Extrait de la préface d’Antoine Volodine :
« Se pencher sur les livres de Chargounov et sur son destin en tant que Russe pris dans le tourbillon de l’Histoire revient, très naturellement, à toucher en profondeur la complexité du patriotisme russe contemporain et l’essence même de la fameuse âme russe envers laquelle en ces temps de guerre l’Occident a perdu toute sa vieille sympathie.
On a pu lire en français Livre sans photographies et 1993, deux ouvrages autobiographiques, composés de récits et de portraits, bourrés d’anecdotes attachantes, qui éclairent l’histoire de Chargounov en tant qu’individu en formation, débutant dans la vie publique et dans la vie tout court. Le livre que vous tenez en main est intitulé en russe Svoi, qui peut être traduit à la fois comme "Les Miens" et comme "Les Nôtres". L’ambiguïté est ici formidablement riche : le destin qui va se dessiner dans ce livre concerne une famille et ses nombreuses branches, et, comme cette famille traverse le xxe siècle, elle va en connaître tous les sursauts, les tragédies, les bonheurs, les malheurs et les peurs. Personne, en Union soviétique, n’a été épargné par la répression politique, culturelle, religieuse, sociale, et, à travers les petits et grands tableaux que brosse Chargounov, on accompagne l’ensemble du peuple russe sur son difficile chemin. Pour aboutir à ce que Chargounov considérera plus tard comme une nouvelle catastrophe : la dislocation du monde soviétique. »

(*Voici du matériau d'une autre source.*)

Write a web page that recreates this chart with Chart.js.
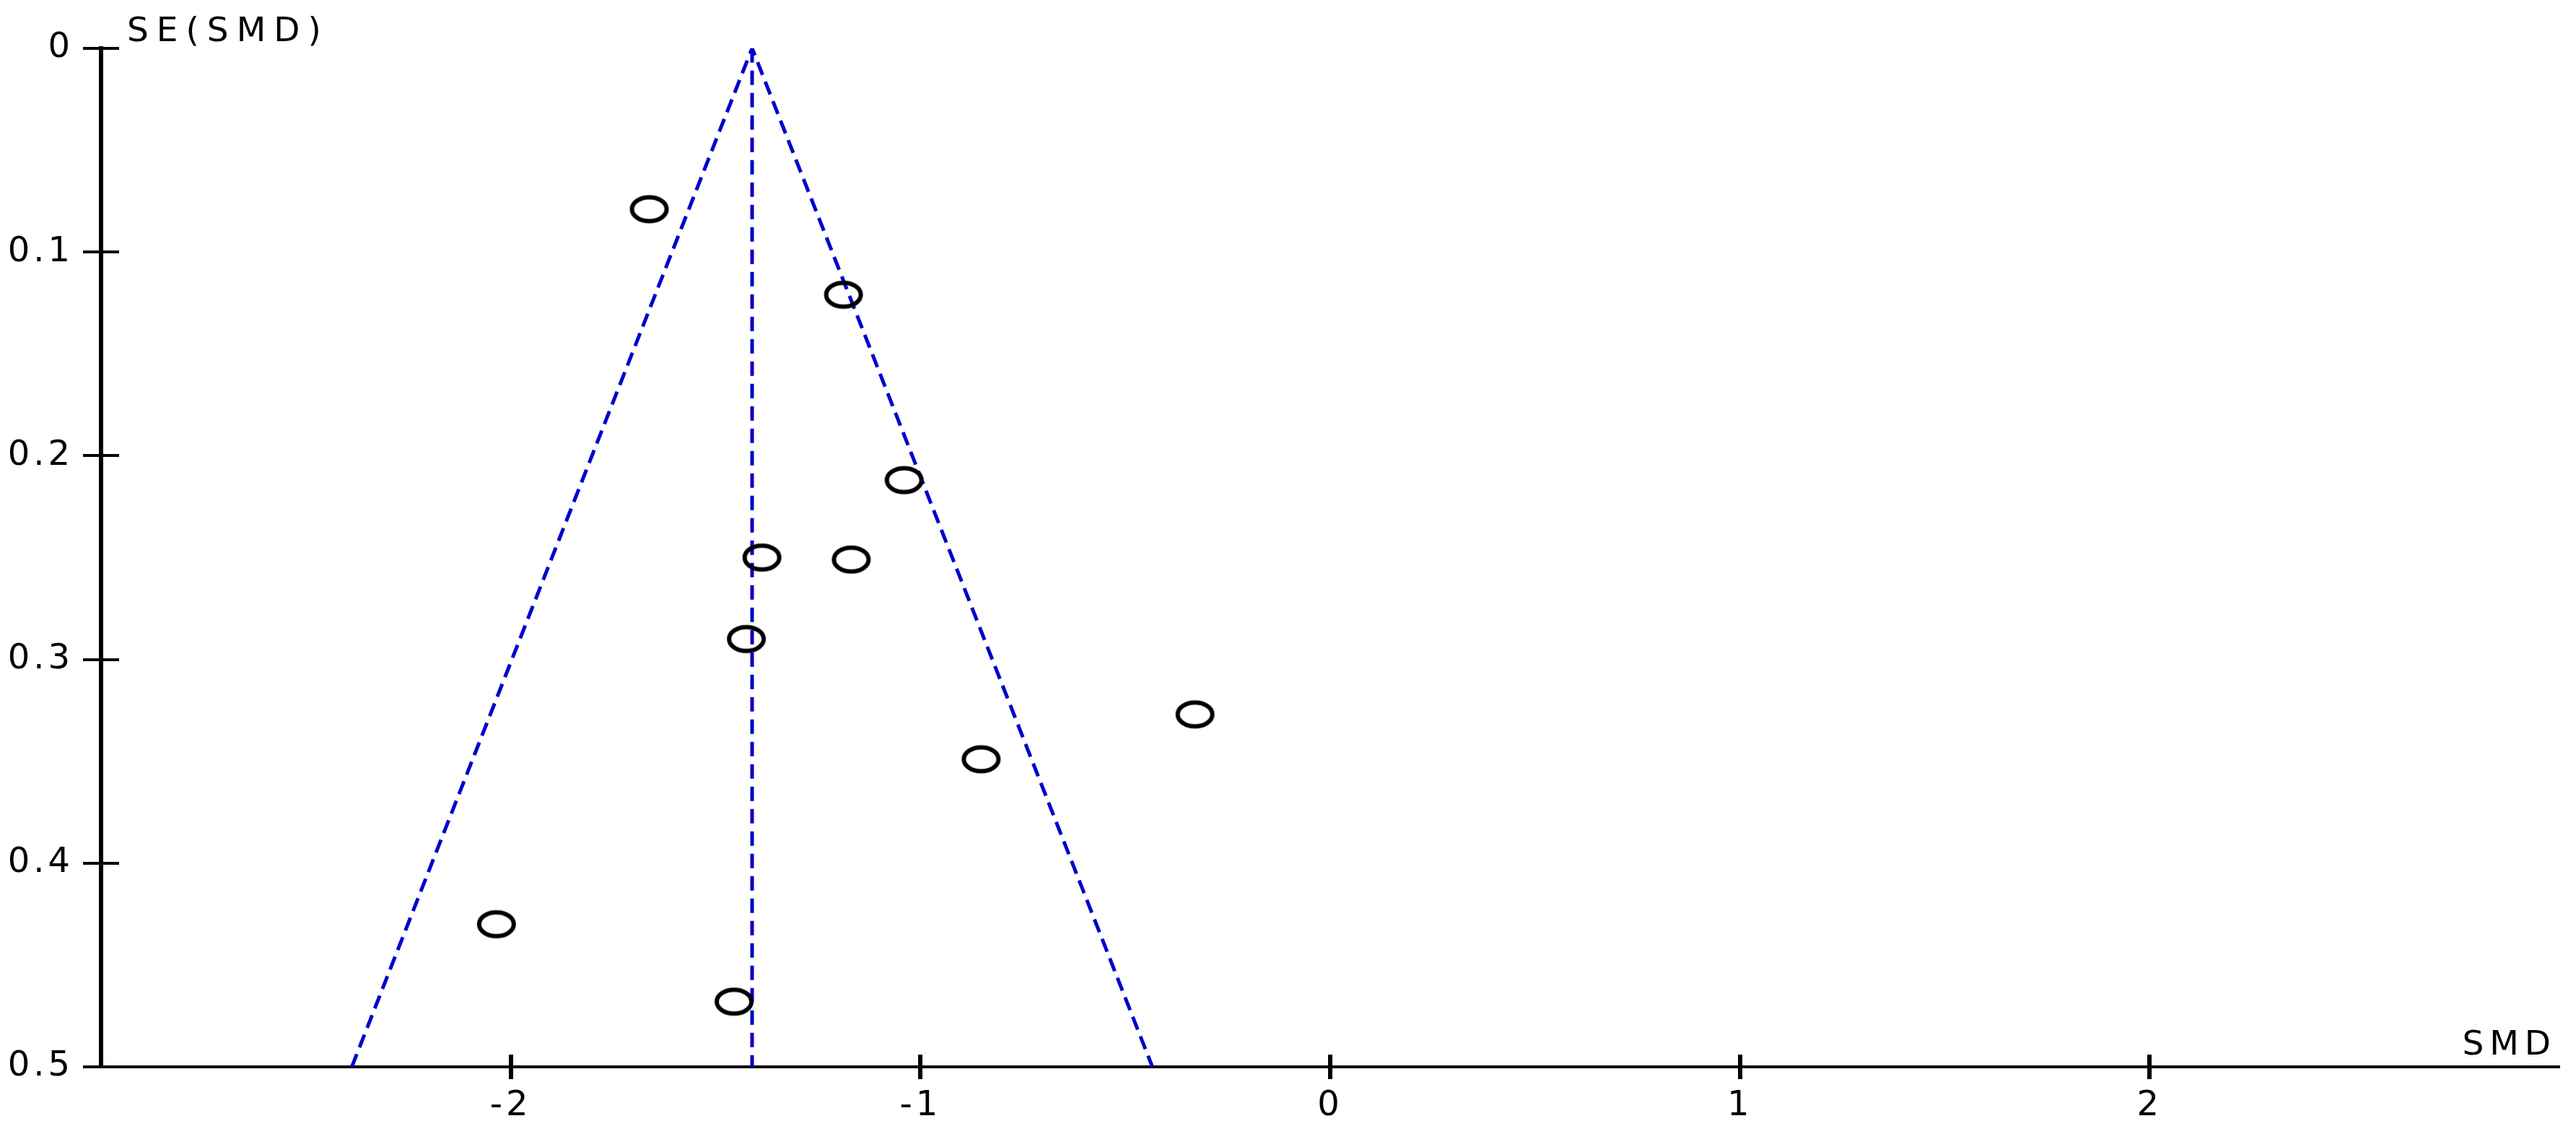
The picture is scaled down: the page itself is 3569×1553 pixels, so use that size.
<!DOCTYPE html>
<html lang="en">
<head>
  <meta charset="UTF-8">
  <title>Funnel plot</title>
  <script src="https://cdn.jsdelivr.net/npm/chart.js"></script>
  <style>
    html, body { margin: 0; padding: 0; background: #fff; }
    #wrap { width: 3569px; height: 1553px; }
  </style>
</head>
<body>
<div id="wrap">
  <canvas id="funnel" width="3569" height="1553"></canvas>
</div>

<script>
  // === Data ===
  const smd = [-1.662, -1.188, -1.040, -1.387, -1.169, -1.425, -0.330, -0.852, -2.035, -1.455];
  const se  = [0.079, 0.121, 0.212, 0.250, 0.251, 0.290, 0.327, 0.349, 0.430, 0.468];

  // funnel limits (left bottom, apex, right bottom) and pooled line
  const funnelX  = [-2.388, -1.411, -0.434];
  const funnelSE = [0.5, 0, 0.5];
  const pooledX  = [-1.411, -1.411];
  const pooledSE = [0, 0.5];

  const xTicks = [-2, -1, 0, 1, 2];
  const yTicks = [0, 0.1, 0.2, 0.3, 0.4, 0.5];

  const BLUE = "#0000CC";
  const FONT = "'DejaVu Sans', 'Liberation Sans', sans-serif";

  // open ellipse marker (slightly wider than tall, like the original)
  const marker = document.createElement("canvas");
  marker.width = 62;
  marker.height = 46;
  (function () {
    const c = marker.getContext("2d");
    c.strokeStyle = "#000";
    c.lineWidth = 6;
    c.beginPath();
    c.ellipse(31, 23, 24, 16.5, 0, 0, Math.PI * 2);
    c.stroke();
  })();

  // ticks that cross the axis lines + axis titles
  const axisDeco = {
    id: "axisDeco",
    beforeDraw(chart) {
      chart.ctx.letterSpacing = "5px";
    },
    afterDraw(chart) {
      const ctx = chart.ctx;
      const area = chart.chartArea;
      const xs = chart.scales.x, ys = chart.scales.y;
      ctx.save();
      ctx.strokeStyle = "#000";

      // x ticks (vertical marks)
      ctx.lineWidth = 6;
      ctx.beginPath();
      xTicks.forEach(v => {
        const px = Math.round(xs.getPixelForValue(v));
        ctx.moveTo(px, area.bottom - 17);
        ctx.lineTo(px, area.bottom + 17);
      });
      ctx.stroke();

      // y ticks (horizontal marks)
      ctx.lineWidth = 4;
      ctx.beginPath();
      yTicks.forEach(v => {
        const py = Math.round(ys.getPixelForValue(v));
        ctx.moveTo(area.left - 25, py);
        ctx.lineTo(area.left + 25, py);
      });
      ctx.stroke();

      ctx.fillStyle = "#000";
      ctx.font = "47px " + FONT;
      ctx.textBaseline = "alphabetic";
      ctx.letterSpacing = "11px";
      ctx.textAlign = "left";
      ctx.fillText("SE(SMD)", area.left + 36, area.top - 10);
      ctx.letterSpacing = "8px";
      ctx.textAlign = "right";
      ctx.fillText("SMD", area.right - 4, area.bottom - 17);
      ctx.restore();
    }
  };

  new Chart(document.getElementById("funnel"), {
    type: "scatter",
    data: {
      datasets: [
        {
          label: "Studies",
          data: smd.map((v, i) => ({ x: v, y: se[i] })),
          pointStyle: marker,
          pointRadius: 22,
          showLine: false
        },
        {
          label: "Pseudo 95% limits",
          data: funnelX.map((v, i) => ({ x: v, y: funnelSE[i] })),
          showLine: true,
          pointRadius: 0,
          borderColor: BLUE,
          borderWidth: 5,
          borderDash: [19, 10],
          fill: false
        },
        {
          label: "Pooled SMD",
          data: pooledX.map((v, i) => ({ x: v, y: pooledSE[i] })),
          showLine: true,
          pointRadius: 0,
          borderColor: BLUE,
          borderWidth: 5,
          borderDash: [20, 11],
          fill: false
        }
      ]
    },
    options: {
      responsive: false,
      animation: false,
      layout: { padding: { top: 60, right: 12, left: 0, bottom: 0 } },
      plugins: {
        legend: { display: false },
        tooltip: { enabled: false }
      },
      scales: {
        x: {
          type: "linear",
          min: -3,
          max: 3,
          afterBuildTicks: s => { s.ticks = xTicks.map(v => ({ value: v })); },
          afterFit: s => { s.height = 75; },
          grid: { display: false, drawTicks: false },
          border: { display: true, color: "#000", width: 4 },
          ticks: {
            color: "#000",
            padding: 26,
            font: { family: FONT, size: 48 },
            callback: v => String(v)
          }
        },
        y: {
          type: "linear",
          reverse: true,
          min: 0,
          max: 0.5,
          afterBuildTicks: s => { s.ticks = yTicks.map(v => ({ value: v })); },
          afterFit: s => { s.width = 140; },
          grid: { display: false, drawTicks: false },
          border: { display: true, color: "#000", width: 6 },
          ticks: {
            color: "#000",
            padding: 38,
            font: { family: FONT, size: 48 },
            callback: v => String(Math.round(v * 10) / 10)
          }
        }
      }
    },
    plugins: [axisDeco]
  });
</script>
</body>
</html>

La langue de Chargounov s’accorde parfaitement à son projet littéraire : donner pleine lumière à ceux et celles qui l’ont précédé et dont il porte l’héritage culturel, intellectuel, historique et sensible, rendre hommage à ceux et celles qui ont façonné de mille manières l’âme russe qui s’est ancrée en lui à la naissance et à jamais. Une âme russe aux valeurs et aux traditions si puissantes, si vibrantes, si inattaquables, qu’elle s’impose d’elle-même et fait corps avec tout créateur né en Russie, tout poète, tout écrivain ou cinéaste, quels que soient l’époque et le lieu d’où il parle. Et, au-delà, qui habite intensément tout Russe ou s’affirmant comme tel, qu’il soit aujourd’hui en Russie ou en exil.